Early Jell-O advertising campaigns leaned into the idea that the product allowed any family to easily attain what once belonged primarily to elites. Shapiro has one such ad from the 1920s hanging in her house. Its text enthuses, in part: “Land of romance. Proud and haughty Dons. Brave matadors. Lovely señoritas. The gaiety of lurid color everywhere. Spain. How the old grandees, the epicures of good food, would have enjoyed Jell-O.”
But Jell-O didn’t just zero in on this class aspiration advertising angle, explains Shapiro. At the same time, the company released ads stressing this industrialized form of gelatin was so easy to make that even a child could prepare it. Yet more ads focused on how it could be used economically as a means of food preservation. And Jell-O’s makers targeted every possible demographic, even distributing free Jell-O molds to immigrants at Ellis Island.

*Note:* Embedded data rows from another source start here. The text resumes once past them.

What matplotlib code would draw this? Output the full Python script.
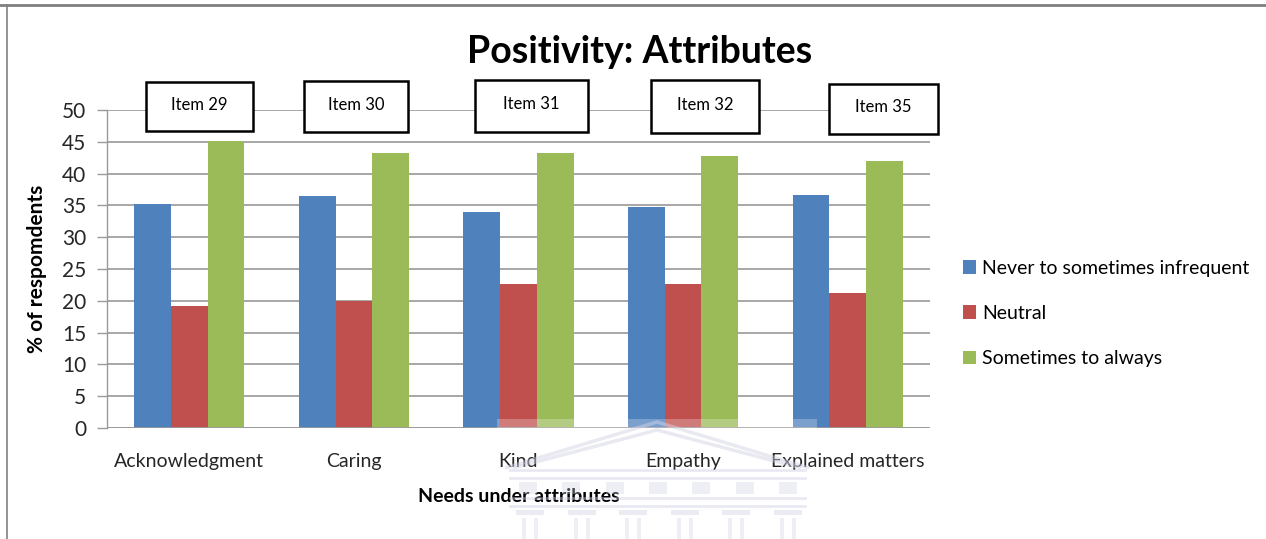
import matplotlib
matplotlib.use("Agg")
import matplotlib.pyplot as plt
from matplotlib import font_manager
from matplotlib.patches import Rectangle, Polygon
import numpy as np

# Survey data: share of respondents per response group
categories = ["Acknowledgment", "Caring", "Kind", "Empathy", "Explained matters"]
items = ["Item 29", "Item 30", "Item 31", "Item 32", "Item 35"]
series_names = ["Never to sometimes infrequent", "Neutral", "Sometimes to always"]
never_vals = [35.2, 36.5, 33.9, 34.7, 36.7]
neutral_vals = [19.2, 19.9, 22.6, 22.6, 21.3]
always_vals = [45.2, 43.3, 43.3, 42.8, 42.0]
y_ticks = [0, 5, 10, 15, 20, 25, 30, 35, 40, 45, 50]

colors = ["#4F81BD", "#C0504D", "#9BBB59"]

available = {f.name for f in font_manager.fontManager.ttflist}
family = "Liberation Sans Narrow" if "Liberation Sans Narrow" in available else "Lato"
plt.rcParams["font.family"] = [family, "DejaVu Sans"]

W, H = 1266, 539
fig = plt.figure(figsize=(W / 100, H / 100), dpi=100)
fig.patch.set_facecolor("white")


def fx(px):
    return px / W


def fy(py):
    return 1 - py / H


ax = fig.add_axes([fx(107), fy(428), fx(930) - fx(107), fy(110) - fy(428)])

x = np.arange(len(categories))
bw = 0.223
for i, (vals, name) in enumerate(zip([never_vals, neutral_vals, always_vals], series_names)):
    ax.bar(x + (i - 1) * bw, vals, width=bw, color=colors[i], label=name, zorder=3)

ax.set_xlim(-0.5, len(categories) - 0.5)
ax.set_ylim(0, 50)
ax.set_yticks(y_ticks)
ax.set_yticklabels([str(t) for t in y_ticks], fontsize=15, color="#262626")
ax.set_xticks(x)
ax.set_xticklabels(categories, fontsize=14, color="#262626")
ax.tick_params(axis="x", length=0, pad=18)
ax.tick_params(axis="y", length=7, width=1, color="#9a9a9a", pad=8)
ax.grid(axis="y", color="#a0a0a0", linewidth=1.3, zorder=0)
for side in ["top", "right", "bottom"]:
    ax.spines[side].set_visible(False)
ax.spines["left"].set_color("#9a9a9a")
ax.spines["left"].set_linewidth(1)
ax.axhline(0, color="#9a9a9a", linewidth=1.3, zorder=4)

ax.set_ylabel("% of respomdents", fontsize=15, fontweight="bold")
ax.yaxis.set_label_coords(-(107 - 47) / (930 - 107), 0.5)
ax.set_xlabel("Needs under attributes", fontsize=14, fontweight="bold")
ax.xaxis.set_label_coords((519 - 107) / (930 - 107), -(497 - 428) / (428 - 110))
ax.xaxis.label.set_va("center")

fig.text(fx(640), fy(52), "Positivity: Attributes", fontsize=27, fontweight="bold",
         ha="center", va="center", color="black")

# Item callout boxes above each category
box_layout = [(146, 82, 253, 131), (304, 81, 408, 132), (475, 80, 588, 132),
              (651, 80, 759, 133), (829, 84, 938, 134)]
for label, (x0, y0, x1, y1) in zip(items, box_layout):
    fig.add_artist(Rectangle((fx(x0), fy(y1)), fx(x1) - fx(x0), fy(y0) - fy(y1),
                             transform=fig.transFigure, facecolor="white",
                             edgecolor="black", linewidth=1.8, zorder=5))
    fig.text(fx((x0 + x1) / 2), fy((y0 + y1) / 2 - 2), label, fontsize=12,
             ha="center", va="center", zorder=6)

# Legend
leg = fig.legend(loc="upper left", bbox_to_anchor=(fx(955), fy(252)), frameon=False,
                 fontsize=14, handlelength=0.7, handleheight=0.7, handletextpad=0.3,
                 labelspacing=1.45, borderaxespad=0)

# Frame lines
fig.add_artist(plt.Line2D([0, 1], [fy(5), fy(5)], transform=fig.transFigure,
                          color="#808080", linewidth=2))
fig.add_artist(plt.Line2D([fx(7.5), fx(7.5)], [0, fy(5)], transform=fig.transFigure,
                          color="#808080", linewidth=1.2))

# Faint building emblem near the bottom
wm = "#cfcfe3"
band = Rectangle((fx(497), fy(428)), fx(817) - fx(497), fy(419) - fy(428),
                 transform=fig.transFigure, facecolor="white", alpha=0.25,
                 edgecolor="none", zorder=10)
fig.add_artist(band)
for off in (0, 8):
    tri = Polygon([[fx(505 + off), fy(468)], [fx(657), fy(422 + off)], [fx(809 - off), fy(468)]],
                  closed=False, transform=fig.transFigure, fill=False,
                  edgecolor=wm, linewidth=2.5, alpha=0.45, zorder=1)
    fig.add_artist(tri)
for yy in (470, 478, 498, 506):
    fig.add_artist(plt.Line2D([fx(510), fx(805)], [fy(yy), fy(yy)], transform=fig.transFigure,
                              color=wm, linewidth=2, alpha=0.45, zorder=1))
for cx in np.linspace(528, 788, 7):
    fig.add_artist(Rectangle((fx(cx - 9), fy(494)), fx(18), fy(482) - fy(494),
                             transform=fig.transFigure, facecolor=wm, alpha=0.35,
                             edgecolor="none", zorder=1))
for cx in np.linspace(530, 788, 6):
    fig.add_artist(Rectangle((fx(cx - 14), fy(515)), fx(28), fy(510) - fy(515),
                             transform=fig.transFigure, facecolor=wm, alpha=0.4,
                             edgecolor="none", zorder=1))
    for dx in (-8, 4):
        fig.add_artist(Rectangle((fx(cx + dx), 0), fx(4), fy(518),
                                 transform=fig.transFigure, facecolor=wm, alpha=0.35,
                                 edgecolor="none", zorder=1))

fig.savefig("out.png", dpi=100, facecolor="white")
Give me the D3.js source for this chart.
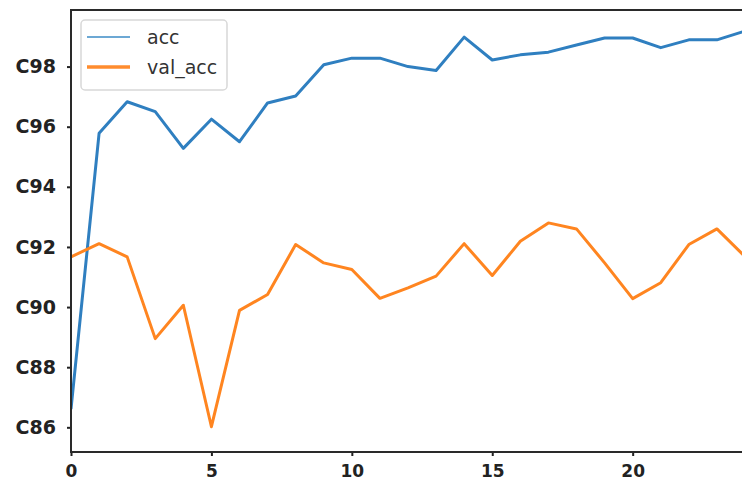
<!DOCTYPE html>
<html>
<head>
<meta charset="utf-8">
<script src="https://cdn.jsdelivr.net/npm/d3@7"></script>
<style>
  body { margin: 0; background: #fff; }
  svg { display: block; }
</style>
</head>
<body>
<svg id="chart"></svg>
<script>
// epochs and the two series
let epochs = d3.range(0, 25);
let acc = [0.8661, 0.9578, 0.9683, 0.9650, 0.9528, 0.9625, 0.9550, 0.9679, 0.9702, 0.9806,
    0.9828, 0.9828, 0.9800, 0.9787, 0.9898, 0.9822, 0.9839, 0.9848, 0.9872, 0.9895,
    0.9895, 0.9863, 0.9889, 0.9889, 0.9918];
let val_acc = [0.9167, 0.9211, 0.9167, 0.8895, 0.9006, 0.8602, 0.8989, 0.9042, 0.9208, 0.9147,
    0.9125, 0.9029, 0.9064, 0.9103, 0.9211, 0.9105, 0.9219, 0.9280, 0.9260, 0.9147,
    0.9028, 0.9081, 0.9208, 0.9260, 0.9168];

let yTicks = [0.86, 0.88, 0.90, 0.92, 0.94, 0.96, 0.98];
let yTickLabels = ["C86", "C88", "C90", "C92", "C94", "C96", "C98"];
let xTicks = [0, 5, 10, 15, 20];
let seriesNames = ["acc", "val_acc"];

function drawChart() {
    let W = 742, H = 486;
    let margin = { top: 10, right: -3, bottom: 34, left: 71 },
        width = W - margin.left - margin.right,
        height = H - margin.top - margin.bottom;

    let svg = d3.select('#chart')
        .attr('width', W)
        .attr('height', H)

    let g = svg.append('g')
        .attr('transform', `translate(${margin.left}, ${margin.top})`)

    // the scales
    let x = d3.scaleLinear().domain([0, 24]).range([0, width])
    let y = d3.scaleLinear().domain([0.85179, 0.99882]).range([height, 0])

    g.append('clipPath').attr('id', 'plotClip')
        .append('rect').attr('width', width).attr('height', height)

    let line = d3.line()
        .x(function (d, i) { return x(epochs[i]); })
        .y(function (d) { return y(d); })

    let plot = g.append('g').attr('clip-path', 'url(#plotClip)')

    plot.append('path')
        .datum(acc)
        .attr('fill', 'none')
        .attr('stroke', '#2f7fc0')
        .attr('stroke-width', 3)
        .attr('stroke-linejoin', 'round')
        .attr('d', line)

    plot.append('path')
        .datum(val_acc)
        .attr('fill', 'none')
        .attr('stroke', '#ff8520')
        .attr('stroke-width', 3)
        .attr('stroke-linejoin', 'round')
        .attr('d', line)

    // y axis
    let yAxis = g.append('g')
        .call(d3.axisLeft(y).tickValues(yTicks).tickSize(4).tickPadding(11)
            .tickFormat(function (d, i) { return yTickLabels[i]; }))
    yAxis.select('.domain').remove()
    yAxis.selectAll('line').attr('stroke', '#222').attr('stroke-width', 2)
    yAxis.selectAll('text')
        .style('font-family', 'DejaVu Sans')
        .style('font-weight', 'bold')
        .style('font-size', '19px')
        .style('fill', '#222')

    // x axis
    let xAxis = g.append('g')
        .attr('transform', `translate(0, ${height})`)
        .call(d3.axisBottom(x).tickValues(xTicks).tickSize(4).tickPadding(9).tickFormat(d3.format('d')))
    xAxis.select('.domain').remove()
    xAxis.selectAll('line').attr('stroke', '#222').attr('stroke-width', 2)
    xAxis.selectAll('text')
        .style('font-family', 'DejaVu Sans')
        .style('font-weight', 'bold')
        .style('font-size', '17px')
        .style('fill', '#222')

    // spines
    g.append('rect')
        .attr('x', 0).attr('y', 0)
        .attr('width', width).attr('height', height)
        .attr('fill', 'none')
        .attr('stroke', '#2a2a2a')
        .attr('stroke-width', 2)

    // legend
    let legend = g.append('g').attr('transform', 'translate(10, 10)')
    legend.append('rect')
        .attr('width', 146).attr('height', 70)
        .attr('rx', 4)
        .attr('fill', '#fff')
        .attr('stroke', '#d8d8d8')
        .attr('stroke-width', 1.5)

    let colors = ['#3b8bc6', '#ff8c2e'];
    let widths = [1.6, 3.5];
    seriesNames.forEach(function (name, i) {
        let ly = 17 + i * 30;
        legend.append('line')
            .attr('x1', 6).attr('x2', 49)
            .attr('y1', ly).attr('y2', ly)
            .attr('stroke', colors[i])
            .attr('stroke-width', widths[i])
        legend.append('text')
            .attr('x', 66).attr('y', ly + 7)
            .style('font-family', 'DejaVu Sans')
            .style('font-size', '19px')
            .style('fill', '#333')
            .text(name)
    })
}

drawChart();
</script>
</body>
</html>
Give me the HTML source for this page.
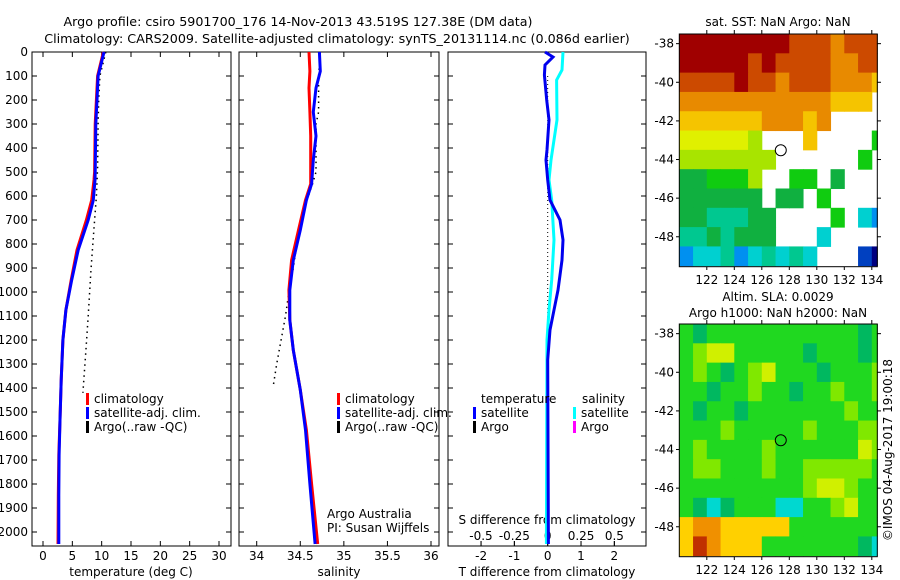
<!DOCTYPE html>
<html><head><meta charset="utf-8"><style>
body{margin:0;background:#fff}
svg{display:block;font-family:"DejaVu Sans","Liberation Sans",sans-serif;font-size:12px}
</style></head><body>
<svg id="s" width="900" height="580" viewBox="0 0 900 580">
<text x="298" y="26" text-anchor="middle" style="font-size:12.7px">Argo profile: csiro 5901700_176 14-Nov-2013 43.519S 127.38E (DM data)</text>
<text x="337" y="43" text-anchor="middle" style="font-size:12.7px">Climatology: CARS2009. Satellite-adjusted climatology: synTS_20131114.nc (0.086d earlier)</text>
<g id="g"></g>
</svg>
<script>
// ---- data ----
const tDepth=[0,100,200,300,500,533,617,700,825,950,1075,1200,1367,1533,1680,1850,2050];
const tSat=[10.4,9.4,9.2,9.0,8.9,8.86,8.57,7.7,6.0,4.9,3.9,3.4,3.1,2.9,2.75,2.7,2.7];
const tClim=[10.3,9.3,9.1,8.9,8.8,8.7,8.3,7.4,5.8,4.8,3.9,3.4,3.1,2.9,2.7,2.6,2.55];
const argoTDepth=[0,100,200,300,480,600,700,900,1100,1250,1420];
const argoT=[10.7,9.7,9.5,9.4,9.3,9.1,8.8,8.2,7.7,7.3,6.8];
const sDepth=[0,80,150,250,350,450,550,617,742,867,992,1117,1242,1408,1575,1800,2050];
const sSat=[34.72,34.73,34.68,34.65,34.68,34.65,34.63,34.57,34.50,34.42,34.38,34.38,34.42,34.50,34.56,34.61,34.67];
const sClim=[34.60,34.61,34.60,34.61,34.62,34.62,34.62,34.56,34.48,34.40,34.37,34.38,34.42,34.50,34.57,34.63,34.70];
const argoSDepth=[0,100,250,300,500,550,700,900,1000,1100,1200,1300,1390];
const argoS=[34.73,34.71,34.71,34.68,34.68,34.64,34.50,34.42,34.37,34.33,34.28,34.23,34.19];
const dDepth=[0,21,54,96,200,283,408,450,533,617,700,783,867,992,1075,1158,1283,2050];
const dT=[-0.08,0.16,-0.08,-0.1,-0.03,0.04,-0.02,-0.05,0,0.07,0.37,0.46,0.43,0.31,0.19,0.07,0,0.02];
const dSDepth=[0,75,117,283,450,533,617,783,950,1075,1200,2050];
const dS=[0.115,0.107,0.067,0.07,0.025,0.01,0.03,0.047,0.03,0.01,-0.005,-0.01];
const depthTicks=[0,100,200,300,400,500,600,700,800,900,1000,1100,1200,1300,1400,1500,1600,1700,1800,1900,2000];
const tempTicks=[0,5,10,15,20,25,30];
const salTicks=[34,34.5,35,35.5,36];
const dTTicks=[-2,-1,0,1,2];
const dSTicks=[-0.5,-0.25,0,0.25,0.5];
const lonTicks=[122,124,126,128,130,132,134];
const latTicks=[38,40,42,44,46,48];
const sstRows=["RRRRRRRRrrrorrr","RRRRRrRrrrroorr","rrrrRrrorrroooy","oooooooooooyyy.","yyyyyyoooyo....","YYYYYl...y....g","lllllll......g.","GGgggl..gg.G...","GGGGGG.GG.g....","GGcccGG....g.Cb","ccGcGGG...C....","bCCcbCcCcC...BN"];
const slaRows=["gdgggggggggggdg","glYYgggggdgggdg","glgdglYgggdgggl","ggdgglggdgglggl","gdggdggggggglgg","ggglggggglgggll","glgggglggggggYl","gllggglgglllllg","ggggggggglYYlgg","gdCdgggCCgglYgg","yooyyyyyggggggg","yRoyyygggggggdC"];
const sstPal={R:"#a00000",r:"#cc4a00",o:"#e88a00",y:"#f5c400",Y:"#e0f000",l:"#a8e400",g:"#10cc10",G:"#10b040",c:"#00c890",C:"#00d0d0",b:"#0090f0",B:"#0040c0",N:"#000080"};
const slaPal={g:"#20d820",l:"#80e800",Y:"#d0f000",d:"#00b860",C:"#00d8d0",y:"#ffd000",o:"#f09000",R:"#c03000"};
const argoLon=127.38, argoLat=43.52;

const NS="http://www.w3.org/2000/svg";
const G=document.getElementById('g');
function mk(tag,at,parent){const e=document.createElementNS(NS,tag);for(const k in at)e.setAttribute(k,at[k]);(parent||G).appendChild(e);return e;}
function lin(d0,d1,r0,r1){return v=>r0+(v-d0)*(r1-r0)/(d1-d0);}
const Y=lin(0,2000,52,532);
const TOP=52,BOT=546;
const panels=[{x0:32,x1:231},{x0:239,x1:439},{x0:448,x1:646}];
const xT=lin(0,30,43,219), xS=lin(34,36,256.7,431), xD=lin(0,1,547.7,581), xDS=lin(0,0.5,547.7,614.4);

panels.forEach((p,i)=>{
 const r=mk('rect',{x:p.x0,y:TOP,width:p.x1-p.x0,height:BOT-TOP,fill:'none',stroke:'#000','stroke-width':1});
 
 
 depthTicks.forEach(d=>{
  const t=mk('line',{x1:p.x0,x2:p.x0+5,y1:Y(d),y2:Y(d),stroke:'#000'});
  
  
  const t2=mk('line',{x1:p.x1,x2:p.x1-5,y1:Y(d),y2:Y(d),stroke:'#000'});
  
  
 });
});
depthTicks.forEach(d=>{
 const t=mk('text',{x:28,y:Y(d)+4,'text-anchor':'end'});t.textContent=d;
 
 
});
function xticks(arr,fx,yb,labY,fmt,top){
 arr.forEach(v=>{
  const x=fx(v);
  const l=mk('line',{x1:x,x2:x,y1:yb,y2:yb-5,stroke:'#000'});
  
  
  if(top){const l2=mk('line',{x1:x,x2:x,y1:TOP,y2:TOP+5,stroke:'#000'});
   
   }
  const t=mk('text',{x:x,y:labY,'text-anchor':'middle'});t.textContent=fmt(v);
  
  
 });
}
xticks(tempTicks,xT,BOT,560,v=>v,true);
xticks(salTicks,xS,BOT,560,v=>v,true);
xticks(dTTicks,xD,BOT,560,v=>(v<0?'-':'')+Math.abs(v),false);
xticks(dSTicks,xDS,BOT,540,v=>(v<0?'-':'')+Math.abs(v),false);
[[131,'temperature (deg C)','x-axis-title-temperature'],[339,'salinity','x-axis-title-salinity'],[547,'T difference from climatology','x-axis-title-tdiff']].forEach(a=>{
 const t=mk('text',{x:a[0],y:576,'text-anchor':'middle'});t.textContent=a[1];
 
 
});
const sl=mk('text',{x:547,y:524,'text-anchor':'middle'});sl.textContent='S difference from climatology';



function line(ds,vs,fx,col,w,name,dash){
 const pts=ds.map((d,i)=>fx(vs[i]).toFixed(1)+','+Y(d).toFixed(1)).join(' ');
 const a={points:pts,fill:'none',stroke:col,'stroke-width':w};
 if(dash)a['stroke-dasharray']=dash;
 const e=mk('polyline',a);
 
 
}
line(argoTDepth,argoT,xT,'#000',1.5,'argo-temperature-profile','1.5 4');
line(tDepth,tClim,xT,'#f00',3,'temperature-climatology');
line(tDepth,tSat,xT,'#00f',3,'temperature-satellite-clim');
line(argoSDepth,argoS,xS,'#000',1.5,'argo-salinity-profile','1.5 4');
line(sDepth,sClim,xS,'#f00',3,'salinity-climatology');
line(sDepth,sSat,xS,'#00f',3,'salinity-satellite-clim');
line([100,1400],[0,0],xD,'#000',1,'argo-diff-dotted','1 3');
line(dSDepth,dS,xDS,'#00ffff',3,'salinity-difference-satellite');
line(dDepth,dT,xD,'#0000ee',3,'temperature-difference-satellite');

function legend(x,y,col,txt,name){
 const m=mk('rect',{x:x,y:y-10,width:3,height:12,fill:col});
 
 
 const t=mk('text',{x:x+8,y:y});t.textContent=txt;
 
 
}
legend(86,403,'#f00','climatology','legend-climatology-t');
legend(86,417,'#00f','satellite-adj. clim.','legend-satellite-t');
legend(86,431,'#000','Argo(..raw -QC)','legend-argo-t');
legend(337,403,'#f00','climatology','legend-climatology-s');
legend(337,417,'#00f','satellite-adj. clim.','legend-satellite-s');
legend(337,431,'#000','Argo(..raw -QC)','legend-argo-s');
legend(473,417,'#00f','satellite','legend-tdiff-satellite');
legend(473,431,'#000','Argo','legend-tdiff-argo');
legend(573,417,'#00ffff','satellite','legend-sdiff-satellite');
legend(573,431,'#ff00ff','Argo','legend-sdiff-argo');
[[481,403,'temperature','legend-heading-temperature'],[582,403,'salinity','legend-heading-salinity'],[327,518,'Argo Australia','credit-argo-australia'],[327,532,'PI: Susan Wijffels','credit-pi']].forEach(a=>{
 const t=mk('text',{x:a[0],y:a[1]});t.textContent=a[2];
 
 
});

const lonX=lin(120,134.4,679.3,877.3);
function map(top,rows,pal,name){
 const latY=lin(37.5,49.55,top,top+232.7);
 rows.forEach((row,r)=>{
  for(let c=0;c<row.length;c++){
   const ch=row[c]; if(ch==='.')continue;
   const x0=lonX(120+c),x1=Math.min(lonX(121+c),877.3);
   const y0=latY(37.5+r),y1=Math.min(latY(38.5+r),top+232.7);
   const e=mk('rect',{x:x0,y:y0,width:x1-x0+0.5,height:y1-y0+0.5,fill:pal[ch]});
   
   
  }
 });
 const f=mk('rect',{x:679.3,y:top,width:198,height:232.7,fill:'none',stroke:'#000'});
 
 
 lonTicks.forEach(v=>{
  const x=lonX(v);
  const l=mk('line',{x1:x,x2:x,y1:top,y2:top-4,stroke:'#000'});
  
  
  const l2=mk('line',{x1:x,x2:x,y1:top+232.7,y2:top+236,stroke:'#000'});
  
  
  const t=mk('text',{x:x,y:top+250,'text-anchor':'middle'});t.textContent=v;
  
  
 });
 latTicks.forEach(v=>{
  const y=latY(v);
  const l=mk('line',{x1:877.3,x2:881,y1:y,y2:y,stroke:'#000'});
  
  
  const l2=mk('line',{x1:679.3,x2:676,y1:y,y2:y,stroke:'#000'});
  
  
  const t=mk('text',{x:674,y:y+4,'text-anchor':'end'});t.textContent='-'+v;
  
  
 });
 const c=mk('circle',{cx:lonX(argoLon),cy:latY(argoLat),r:5.5,fill:'none',stroke:'#000'});
 
 
}
map(34,sstRows,sstPal,'sst-map');
map(324,slaRows,slaPal,'sla-map');
[[778,26,'sat. SST: NaN Argo: NaN','sst-map-title'],[778,301,'Altim. SLA: 0.0029','sla-map-title-1'],[778,317,'Argo h1000: NaN h2000: NaN','sla-map-title-2']].forEach(a=>{
 const t=mk('text',{x:a[0],y:a[1],'text-anchor':'middle'});t.textContent=a[2];
 
 
});
const im=mk('text',{x:0,y:0,'text-anchor':'middle',transform:'translate(892,450) rotate(-90)'});
im.textContent='\u00a9IMOS 04-Aug-2017 19:00:18';


</script>
</body></html>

Gradually, the image of gelatin as cheap and easy eroded its rarified status. The Great Depression may have sped up this shift as recipe books and ads leaned into the depiction of Jell-O as an affordable way to preserve and stretch food. During World War II, too, recipes touted Jell-O as a tool for jerry rigging wartime rations into presentable meals. In the ‘50s, this association stuck as convenience food titans used it as a vehicle to showcase ration-like products. That is how we got some of our most notorious gelatin dishes. “There was a time when General Foods owned the Jell-O, Hellmann’s Mayonnaise, and Libby Canned Fruit brands,” explains Ward. The recipes they promoted to advertise their products used ingredients from each of those brands.
Gelatin dishes just got too cheap, practical, and common to be haute—at one point, a third of the average American recipe book was devoted to gelatin. (Granted, some recipes used gelatin less as a central ingredient and more as an inconspicuous thickening or volumizing agent—a use that persists today even in high-end desserts and edible decorations.) By the 1950s, Shapiro says, they no longer appeared at fancy dinner parties as a centerpiece dessert. Gelatin’s association shifted to leftovers and kids’ palates. “The innovation of the 1990s pre-packaged, ready-to-eat Jell-O cups was the final blow to gelatin’s place in culinary history,” says Ward, since the move positioned it entirely as convenient children’s food.
That doesn’t mean the prestige of gelatin vanished entirely. Elaborate gelatin salads remain popular in certain corners of America: Mormon areas in the Southwest are known jokingly as the Jell-O Belt, and cloudy tomato aspics are beloved in parts of the South. For some, they remain show-stopping visual presentations and proof of culinary prowess. As Shapiro points out, it really does take a degree of skill to perfectly layer and then unmold a towering gelatin creation. And outside the United States, gelatin dishes did not go through the same process of cultural degradation. In Mexico, for example, gelatin desserts are still widely loved, and serve as canvasses for admired edible artistry.
Gelatin could rise up the social ladder in America again. Chefs have started to experiment with unflavored gelatin as a tool in molecular gastronomy, notes Ward. And some suspect the social media era’s focus on presentation could revive interest in the visual potential of Carême-style gelatin desserts. Albala speculates that homemade gelatin could have a hipster-ish appeal, riding the pre-industrial prestige of making something laborious and elaborate. Because in the end, he argues, intricate gelatin dishes are still “pretty cool” and “stunningly beautiful.”